On the positive side of the ledger, most of the countries now insisting on a right to acquire nuclear fuel-cycle technologies are not actually rushing out to do so. It is complex and expensive technology, and it is difficult to acquire without help. Nor will the world’s most advanced countries provide that help; in late June, they reaffirmed a commitment against transferring enrichment or reprocessing technology to countries without them.

But recognizing that the trend is moving in the wrong direction, those governments that are most committed to nonproliferation should gird their loins for a long struggle. Without a strong international consensus, these issues won’t be decided in bodies like the NSG or future NPT Review Conferences. Instead, the fight to stop the spread of enrichment and reprocessing will take place in bilateral relations between many countries over many years.

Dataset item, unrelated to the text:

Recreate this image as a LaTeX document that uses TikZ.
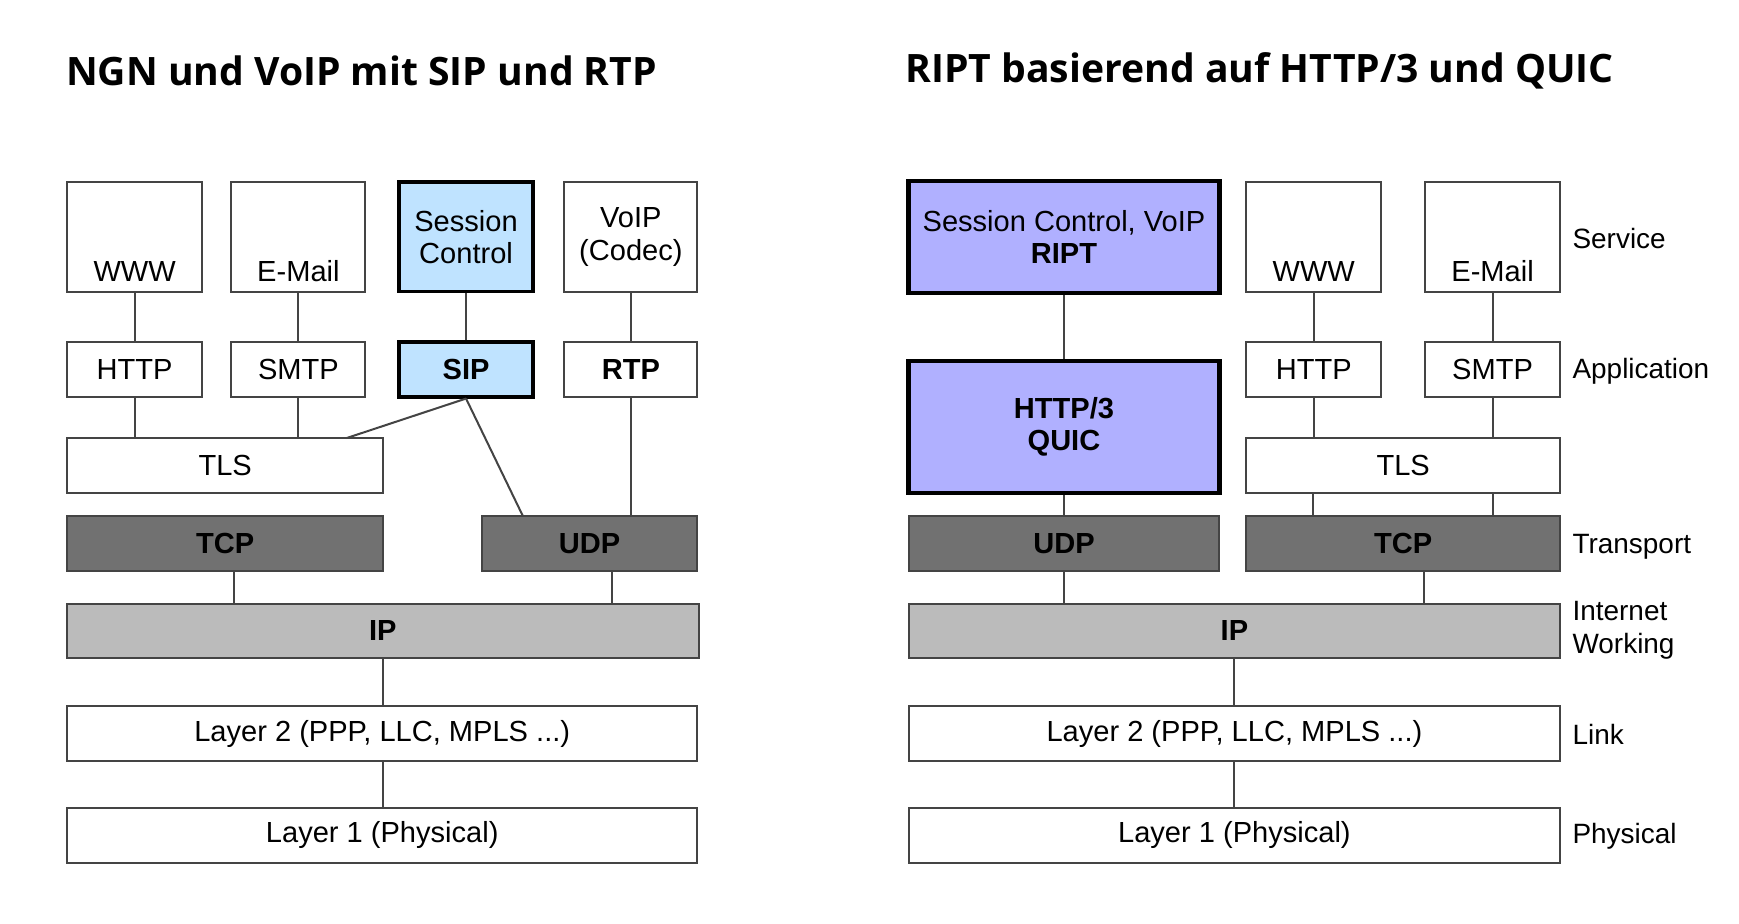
\documentclass[tikz,border=0pt]{standalone}
\usepackage{fontspec}
\setmainfont{Liberation Sans}
\newfontfamily\titlefont{Open Sans}
\definecolor{lblue}{HTML}{BFE3FF}
\definecolor{purp}{HTML}{B0B0FF}
\definecolor{dgray}{HTML}{717171}
\definecolor{lgray}{HTML}{BBBBBB}
\definecolor{edge}{HTML}{444444}
\newcommand\bx[7]{\node[box,#6,minimum width={(#4-#2)*0.5pt},minimum height={(#5-#3)*0.5pt}] (#1) at ({(#2+#4)/2},{(#3+#5)/2}) {#7};}
\begin{document}
\begin{tikzpicture}[x=0.5pt,y=-0.5pt,
 box/.style={draw=edge,line width=0.9pt,fill=white,inner sep=0pt,align=center,font=\fontsize{13}{14.5}\selectfont},
 low/.style={label={[anchor=south,yshift=1.5pt,font=\fontsize{13}{14.5}\selectfont]south:#1}},
 thk/.style={draw=black,line width=1.6pt},
 vthk/.style={draw=black,line width=2pt},
 b/.style={font=\fontsize{13}{14.5}\selectfont\bfseries},
 ln/.style={draw=edge,line width=0.9pt},
 lab/.style={anchor=west,align=left,font=\fontsize{12.5}{15}\selectfont}]
\useasboundingbox (0,0) rectangle (1556,826);
\node[anchor=west,font=\titlefont\fontsize{17.5}{21}\selectfont\bfseries] (t1) at (52,63) {NGN und VoIP mit SIP und RTP};
\node[anchor=west,font=\titlefont\fontsize{17.5}{21}\selectfont\bfseries] (t2) at (803,63) {RIPT basierend auf HTTP/3 und QUIC};
% left
\bx{www}{60}{163}{181}{261}{low=WWW}{}
\bx{mail}{207}{163}{327}{261}{low=E-Mail}{}
\bx{sc}{357}{163}{477}{261}{thk,fill=lblue}{Session\\Control}
\bx{voip}{505}{163}{624}{261}{}{VoIP\\(Codec)}
\bx{http}{60}{306}{181}{355}{}{HTTP}
\bx{smtp}{207}{306}{327}{355}{}{SMTP}
\bx{sip}{357}{306}{477}{355}{thk,fill=lblue,b}{SIP}
\bx{rtp}{505}{306}{624}{355}{b}{RTP}
\bx{tls}{60}{392}{343}{441}{}{TLS}
\bx{tcp}{60}{462}{343}{511}{fill=dgray,b}{TCP}
\bx{udp}{431}{462}{624}{511}{fill=dgray,b}{UDP}
\bx{ip}{60}{540}{625}{589}{fill=lgray,b}{IP}
\bx{ltwo}{60}{632}{624}{681}{}{Layer 2 (PPP, LLC, MPLS ...)}
\bx{lone}{60}{723}{624}{772}{}{Layer 1 (Physical)}
\draw[ln] (www) -- (http); \draw[ln] (mail) -- (smtp);
\draw[ln] (sc) -- (sip); \draw[ln] (voip) -- (rtp);
\draw[ln] (http) -- (http|-tls.north); \draw[ln] (smtp) -- (smtp|-tls.north);
\coordinate (tlsA) at (310,392); \coordinate (udpA) at (468,462);
\draw[ln] (sip.south) -- (tlsA); \draw[ln] (sip.south) -- (udpA);
\draw[ln] (rtp) -- (rtp|-udp.north);
\draw[ln] (209,511) -- (209,540); \draw[ln] (548,511) -- (548,540);
\draw[ln] (343,589) -- (343,632); \draw[ln] (343,681) -- (343,723);
% right
\bx{ript}{813}{162}{1091}{262}{vthk,fill=purp}{Session Control, VoIP\\\textbf{RIPT}}
\bx{hq}{813}{323}{1091}{441}{vthk,fill=purp,b}{HTTP/3\\QUIC}
\bx{www2}{1115}{163}{1236}{261}{low=WWW}{}
\bx{mail2}{1275}{163}{1396}{261}{low=E-Mail}{}
\bx{http2}{1115}{306}{1236}{355}{}{HTTP}
\bx{smtp2}{1275}{306}{1396}{355}{}{SMTP}
\bx{tls2}{1115}{392}{1396}{441}{}{TLS}
\bx{udp2}{813}{462}{1091}{511}{fill=dgray,b}{UDP}
\bx{tcp2}{1115}{462}{1396}{511}{fill=dgray,b}{TCP}
\bx{ip2}{813}{540}{1396}{589}{fill=lgray,b}{IP}
\bx{ltwo2}{813}{632}{1396}{681}{}{Layer 2 (PPP, LLC, MPLS ...)}
\bx{lone2}{813}{723}{1396}{772}{}{Layer 1 (Physical)}
\draw[ln] (ript) -- (hq); \draw[ln] (hq) -- (udp2);
\draw[ln] (www2) -- (http2); \draw[ln] (mail2) -- (smtp2);
\draw[ln] (http2) -- (http2|-tls2.north); \draw[ln] (smtp2) -- (smtp2|-tls2.north);
\draw[ln] (1175,441) -- (1175,462); \draw[ln] (1336,441) -- (1336,462);
\draw[ln] (udp2) -- (udp2|-ip2.north); \draw[ln] (1274,511) -- (1274,540);
\draw[ln] (ip2.south) -- (ltwo2.north); \draw[ln] (ltwo2.south) -- (lone2.north);
\node[lab] (l1) at (1400,213) {Service};
\node[lab] (l2) at (1400,332) {Application};
\node[lab] (l3) at (1400,489) {Transport};
\node[lab] (l4) at (1400,564) {Internet\\Working};
\node[lab] (l5) at (1400,657) {Link};
\node[lab] (l6) at (1400,748) {Physical};
\end{tikzpicture}
\end{document}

As a result, the single most constructive step that governments might take now is to elevate their nonproliferation bureaus to the high level of authority consistent with the importance of the issue to national and international security. For most of the Cold War and a decade afterward, the U.S. Arms Control and Disarmament Agency played this crucial role. When other bureaucracies may favor other priorities in dealing with partner countries, having an independent agency that can advocate for nonproliferation at the highest levels may make all the difference. Not doing so, over the long haul, could mean losing the fight for fissile-material control.